Antes que el respeto al Tribunal Constitucional, exigido por doña María Emilia Casas, está el respeto a la Constitución. Y, antes que ambos, está el respeto a la lógica. Sin la cual, un humano no es mucho más que una bestia. Con frecuencia, menos.
El Título Preliminar de la Constitución española del año 1978 (artículo 1.2) pone su sujeto constituyente en el pueblo español: «La soberanía nacional reside en el pueblo español, del que emanan los poderes del Estado». El Preámbulo del recurrido Estatuto de Autonomía de Cataluña del año 2006, lo fija en la nación catalana: «El Parlamento de Cataluña, recogiendo el sentimiento y la voluntad de la ciudadanía de Cataluña, ha definido de forma ampliamente mayoritaria a Cataluña como nación». La Constitución de 1978 y el Estatuto de 2006 son incompatibles. En la literalidad del sujeto sobre cuya identidad se constituyen. Las normas prolijas, a través de las cuales el articulado de ambas Cartas Magnas codifique esa incompatibilidad fundacional, son irrelevantes para la fundación misma. A un Tribunal Constitucional debiera haber atañido tan sólo la constatación básica: dos sujetos constituyentes definen -desde que Siey_s, en 1789, fija el léxico- dos Constituciones. Dos naciones, por tanto. Sólo queda poner ante el Estado la seca alternativa lógica: o nulidad de un texto ante el de rango superior, o inicio de los trámites que regulen la mutua independencia de las naciones que ambos textos definen.
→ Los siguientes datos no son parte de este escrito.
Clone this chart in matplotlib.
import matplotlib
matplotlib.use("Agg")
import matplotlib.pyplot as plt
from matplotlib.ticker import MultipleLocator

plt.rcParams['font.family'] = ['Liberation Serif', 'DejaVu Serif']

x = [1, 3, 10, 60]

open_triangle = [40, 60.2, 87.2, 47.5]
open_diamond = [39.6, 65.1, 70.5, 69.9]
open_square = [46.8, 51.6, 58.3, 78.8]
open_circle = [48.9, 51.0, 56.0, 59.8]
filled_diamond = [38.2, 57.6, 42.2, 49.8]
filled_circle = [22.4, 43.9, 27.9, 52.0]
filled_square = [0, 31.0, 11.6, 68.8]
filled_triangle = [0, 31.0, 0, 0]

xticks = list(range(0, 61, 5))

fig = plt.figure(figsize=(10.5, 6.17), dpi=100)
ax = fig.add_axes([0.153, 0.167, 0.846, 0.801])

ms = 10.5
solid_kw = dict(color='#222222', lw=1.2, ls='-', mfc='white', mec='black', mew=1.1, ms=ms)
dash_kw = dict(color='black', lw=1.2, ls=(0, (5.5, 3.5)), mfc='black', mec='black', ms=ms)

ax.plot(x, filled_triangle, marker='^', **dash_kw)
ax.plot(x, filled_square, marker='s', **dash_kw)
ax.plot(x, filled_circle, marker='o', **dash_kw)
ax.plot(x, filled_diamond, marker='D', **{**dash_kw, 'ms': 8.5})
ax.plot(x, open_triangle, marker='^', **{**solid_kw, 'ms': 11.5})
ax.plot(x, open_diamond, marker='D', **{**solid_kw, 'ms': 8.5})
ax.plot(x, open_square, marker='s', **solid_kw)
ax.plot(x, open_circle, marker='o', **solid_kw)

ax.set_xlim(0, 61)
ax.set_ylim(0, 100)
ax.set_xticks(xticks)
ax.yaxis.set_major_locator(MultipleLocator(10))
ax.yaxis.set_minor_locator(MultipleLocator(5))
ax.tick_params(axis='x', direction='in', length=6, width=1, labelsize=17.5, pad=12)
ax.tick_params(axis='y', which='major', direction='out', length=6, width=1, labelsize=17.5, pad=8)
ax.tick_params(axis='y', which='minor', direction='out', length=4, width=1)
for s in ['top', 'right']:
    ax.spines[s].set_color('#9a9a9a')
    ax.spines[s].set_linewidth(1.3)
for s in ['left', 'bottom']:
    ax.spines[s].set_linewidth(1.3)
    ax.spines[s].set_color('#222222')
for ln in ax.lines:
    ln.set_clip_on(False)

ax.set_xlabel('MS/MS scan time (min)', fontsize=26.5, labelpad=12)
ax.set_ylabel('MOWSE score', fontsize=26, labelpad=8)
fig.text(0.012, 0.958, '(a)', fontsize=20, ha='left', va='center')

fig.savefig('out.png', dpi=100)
Nada ganamos con hacer de esa disyunción un drama. Cualquiera de ambas opciones es viable. Legalmente viable. Como lo es el tránsito, no necesariamente golpista, de una a otra.
La anticonstitucionalidad del Estatuto es un dato. De hecho. Que no requiere, para ser constatado, condición de jurista (por cierto, no exigida para ser miembro del Constitucional, que, como todo el mundo sabe, nada tiene que ver con poder judicial alguno). Sólo saber leer: algo menos frecuente que poseer un título de licenciado en Derecho. A y no-A se excluyen: así de duras son las cosas del lenguaje; y de la lógica; desde Parménides. Dos sujetos constituyentes no pueden coexistir en una sola nación. La nulidad de un Estatuto redactado en contradicción con una norma más alta es, en automatismo lógico, inevitable. Que lo sea en automatismo político es ya otra cosa: tal, la tragedia de una España en la cual política y lógica van cada una por su lado, y en la cual la primera dispone de todas las potestades para aniquilar a la segunda.
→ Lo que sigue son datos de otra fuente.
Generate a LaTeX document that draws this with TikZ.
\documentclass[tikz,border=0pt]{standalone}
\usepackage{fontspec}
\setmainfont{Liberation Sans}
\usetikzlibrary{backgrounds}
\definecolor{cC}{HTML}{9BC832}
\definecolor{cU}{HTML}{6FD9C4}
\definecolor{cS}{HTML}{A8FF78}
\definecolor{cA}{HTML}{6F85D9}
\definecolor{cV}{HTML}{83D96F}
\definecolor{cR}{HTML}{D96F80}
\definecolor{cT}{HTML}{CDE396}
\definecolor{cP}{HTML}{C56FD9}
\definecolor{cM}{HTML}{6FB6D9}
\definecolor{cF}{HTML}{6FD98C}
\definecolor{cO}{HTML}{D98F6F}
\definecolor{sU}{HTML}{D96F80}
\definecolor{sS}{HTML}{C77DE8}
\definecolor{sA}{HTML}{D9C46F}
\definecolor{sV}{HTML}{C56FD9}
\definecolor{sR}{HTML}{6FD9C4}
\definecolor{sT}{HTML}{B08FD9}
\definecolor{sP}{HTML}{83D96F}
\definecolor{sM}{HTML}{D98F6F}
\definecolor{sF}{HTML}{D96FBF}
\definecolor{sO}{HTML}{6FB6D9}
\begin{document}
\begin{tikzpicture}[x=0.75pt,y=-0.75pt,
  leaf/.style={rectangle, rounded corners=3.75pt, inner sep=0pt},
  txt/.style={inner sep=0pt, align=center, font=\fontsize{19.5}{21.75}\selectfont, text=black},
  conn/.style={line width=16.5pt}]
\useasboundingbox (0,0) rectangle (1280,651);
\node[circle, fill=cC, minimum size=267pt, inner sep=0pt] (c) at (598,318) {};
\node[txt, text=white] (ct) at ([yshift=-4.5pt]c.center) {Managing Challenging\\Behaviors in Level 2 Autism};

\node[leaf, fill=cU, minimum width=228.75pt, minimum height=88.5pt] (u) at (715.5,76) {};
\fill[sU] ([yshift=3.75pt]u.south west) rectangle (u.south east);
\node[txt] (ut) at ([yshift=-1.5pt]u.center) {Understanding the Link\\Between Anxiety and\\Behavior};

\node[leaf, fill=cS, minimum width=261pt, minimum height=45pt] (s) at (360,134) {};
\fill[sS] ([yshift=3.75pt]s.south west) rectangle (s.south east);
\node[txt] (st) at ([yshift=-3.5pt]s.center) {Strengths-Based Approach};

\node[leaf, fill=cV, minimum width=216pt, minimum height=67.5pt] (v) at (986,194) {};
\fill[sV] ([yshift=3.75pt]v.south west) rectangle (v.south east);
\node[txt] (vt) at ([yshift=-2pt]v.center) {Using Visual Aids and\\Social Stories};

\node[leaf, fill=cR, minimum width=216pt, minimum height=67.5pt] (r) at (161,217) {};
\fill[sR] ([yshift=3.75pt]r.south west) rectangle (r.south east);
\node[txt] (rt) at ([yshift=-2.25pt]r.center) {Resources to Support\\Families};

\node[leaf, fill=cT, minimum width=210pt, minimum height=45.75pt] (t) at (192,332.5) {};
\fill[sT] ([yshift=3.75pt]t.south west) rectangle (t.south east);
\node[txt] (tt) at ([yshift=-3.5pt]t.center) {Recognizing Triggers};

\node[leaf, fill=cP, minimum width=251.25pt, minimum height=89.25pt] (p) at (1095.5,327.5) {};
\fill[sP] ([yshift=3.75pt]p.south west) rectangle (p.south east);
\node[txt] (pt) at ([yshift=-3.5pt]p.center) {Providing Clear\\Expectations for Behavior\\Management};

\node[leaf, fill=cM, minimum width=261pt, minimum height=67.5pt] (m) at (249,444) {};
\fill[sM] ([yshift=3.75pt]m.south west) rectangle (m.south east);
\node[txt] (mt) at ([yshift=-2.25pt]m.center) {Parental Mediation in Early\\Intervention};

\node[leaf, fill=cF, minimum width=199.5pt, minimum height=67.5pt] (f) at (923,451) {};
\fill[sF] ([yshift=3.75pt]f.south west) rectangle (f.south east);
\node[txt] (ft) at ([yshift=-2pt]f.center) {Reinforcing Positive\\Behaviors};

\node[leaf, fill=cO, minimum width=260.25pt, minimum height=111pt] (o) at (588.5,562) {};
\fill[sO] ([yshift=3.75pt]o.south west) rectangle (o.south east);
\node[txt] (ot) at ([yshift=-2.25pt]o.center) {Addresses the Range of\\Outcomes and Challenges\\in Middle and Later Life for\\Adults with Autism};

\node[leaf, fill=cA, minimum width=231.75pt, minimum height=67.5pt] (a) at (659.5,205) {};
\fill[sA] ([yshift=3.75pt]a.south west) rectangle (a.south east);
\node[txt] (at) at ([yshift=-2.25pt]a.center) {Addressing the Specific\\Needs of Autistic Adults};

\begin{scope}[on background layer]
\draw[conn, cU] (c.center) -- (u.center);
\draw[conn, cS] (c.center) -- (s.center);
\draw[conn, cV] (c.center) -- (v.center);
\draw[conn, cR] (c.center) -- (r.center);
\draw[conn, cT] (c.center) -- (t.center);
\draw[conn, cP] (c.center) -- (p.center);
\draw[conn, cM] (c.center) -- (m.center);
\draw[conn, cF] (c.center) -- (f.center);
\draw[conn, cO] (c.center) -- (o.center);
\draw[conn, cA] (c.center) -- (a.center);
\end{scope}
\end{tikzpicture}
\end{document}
Pero el tránsito legal es posible. Siempre lo es, en un texto constitucional que merezca tal nombre, el fin de una nación y el paso a otra. En la Constitución española de 1978, está con claridad codificado, mediante la aplicación del artículo 168: «1. Cuando se propusiere la revisión total de la Constitución o una parcial que afecte al Título preliminar, al capítulo II, Sección primera del Título I, o al Título II, se procederá a la aprobación del principio por mayoría de dos tercios de cada Cámara, y a la disolución inmediata de las Cortes. 2. Las Cámaras elegidas deberán ratificar la decisión y proceder al estudio del nuevo texto constitucional, que deberá ser aprobado por mayoría de dos tercios de ambas Cámaras. 3. Aprobada la reforma por las Cortes Generales, será sometida a referéndum para su ratificación».
Al final de ese proceso, la independencia catalana puede consumarse en la más exquisita legalidad. Y se acabó. Puede no ser agradable; tampoco es que lo sea mucho esto de ahora. Pero nada tiene de hecatombe. Violar la Constitución para alzar la ficción de un Estado con dos Constituciones, sí lo es.